Asrın çilekeşi o büyük zat, o kâmet-i bâlâ, o serv-i revân yapmış olduğu onca devâsâ hizmetlere rağmen diyor ki: “Biz yapageldiğimiz hizmetlerle, ahir zamanda gelecek zatlara zemin hazırlıyoruz.”; “Sen, ey riyakâr nefsim! Dine hizmet ettim diye gururlanma. ‘Allah bu dini facir bir adamla da teyit ve takviye eder.’ sırrınca, müzekkâ olmadığın için, belki sen kendini o racül-i facir bilmelisin; hizmetini, ubûdiyetini, geçen nimetlerin şükrü ve vazife-i fıtrat ve farize-i hilkat ve netice-i sanat bil, ucub ve riyadan kurtul.”; “Güneşe müteveccih su kabarcıklarında güneşin aksi bulunur.
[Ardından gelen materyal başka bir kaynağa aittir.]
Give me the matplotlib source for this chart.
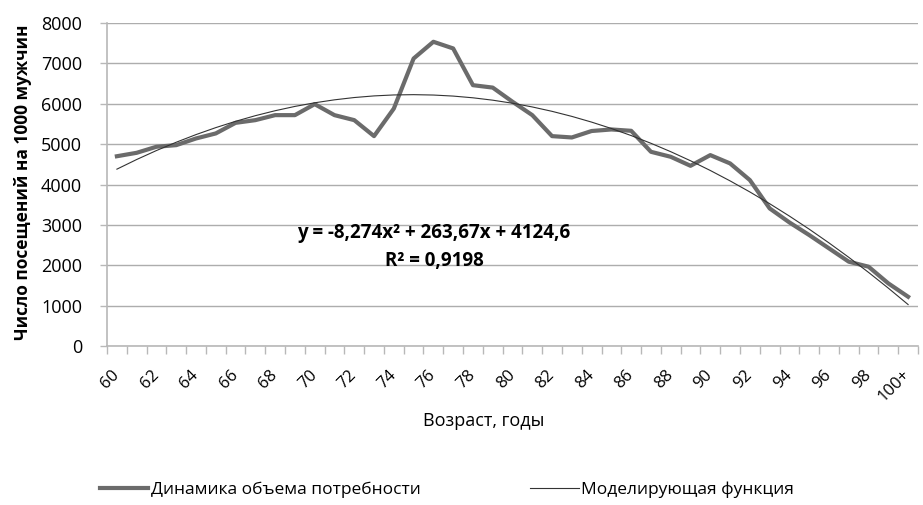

Onlar karanlığa girdiğinde veya güneşle alâkası kesilince her şey de biter.” Onun bütün hâsiyeti güneşi tam aksettirebilmesindedir, yoksa o güneş değildir. Aynen öyle de, sen kabarcıklar misali, Allah’tan gelen şeyleri aksettirebiliyorsan ne güzel!

Görüldüğü gibi bizim çizgimiz bellidir. Bizim en büyük vazife ve misyonumuz, kulluktur. Başkalarının medh ü senaları, o medh ü senaların hakkımızda biçtiği makamlarda gözümüz yoktur. Biz, her zaman Hz. Ali’nin “insanlardan bir insan olma” hedefine ulaşmaya çalışmalıyız. İnanan gönüller olarak bizim büyüklüğümüz, şahs-ı mânevîde, kolektif şuurdadır. Bâki hakikatler, fâni şahısların üzerine bina edilemez.. bina edilse, onlar ahirete irtihal ettiğinde, mefkûre de akim kalır.

Bu açıdan duygu-düşünce itibarıyla birbirimizle irtibatımızı kavî tutmalı ve vahdet-i ruhiyemizi korumaya çalışmalıyız. Kendimizi her daim sıfırlayarak yolumuza devam etmeliyiz. Unutmamalıyız ki, “Büyüklerde büyüklüğün alâmeti tevazu ve mahviyettir. Küçüklerde küçüklüğün alâmeti tekebbürdür.” “Ben yaptım, ben ettim.” demek şirkin bir uzantısıdır. Ene’yi yırtıp, Nahnü’yü ya da “Hû”yu göstermek bizim vazifemizdir. Topluluk içinde ihtilaf çıkarmama, yalanın en küçüğüne dahi tenezzül etmeme de yine vazifelerimiz cümlesindendir. Çeşitli vesilelerle anlattığım şahsî vilâyet değil, cemaat veliliğini yakalamak gayemizdir.

O hâlde yapılan ve yapılacak olan medh ü senalar bizi bizden almamalı ve vazifelerimizi yapmaya engel teşkil etmemelidir. Bu ise, yukarıdaki esasları benimsemeye ve özümsemeye bağlıdır.

1 En’âm sûresi, 6/164; İsrâ sûresi, 17/15; Fâtır sûresi, 35/18; Zümer sûresi, 39/7.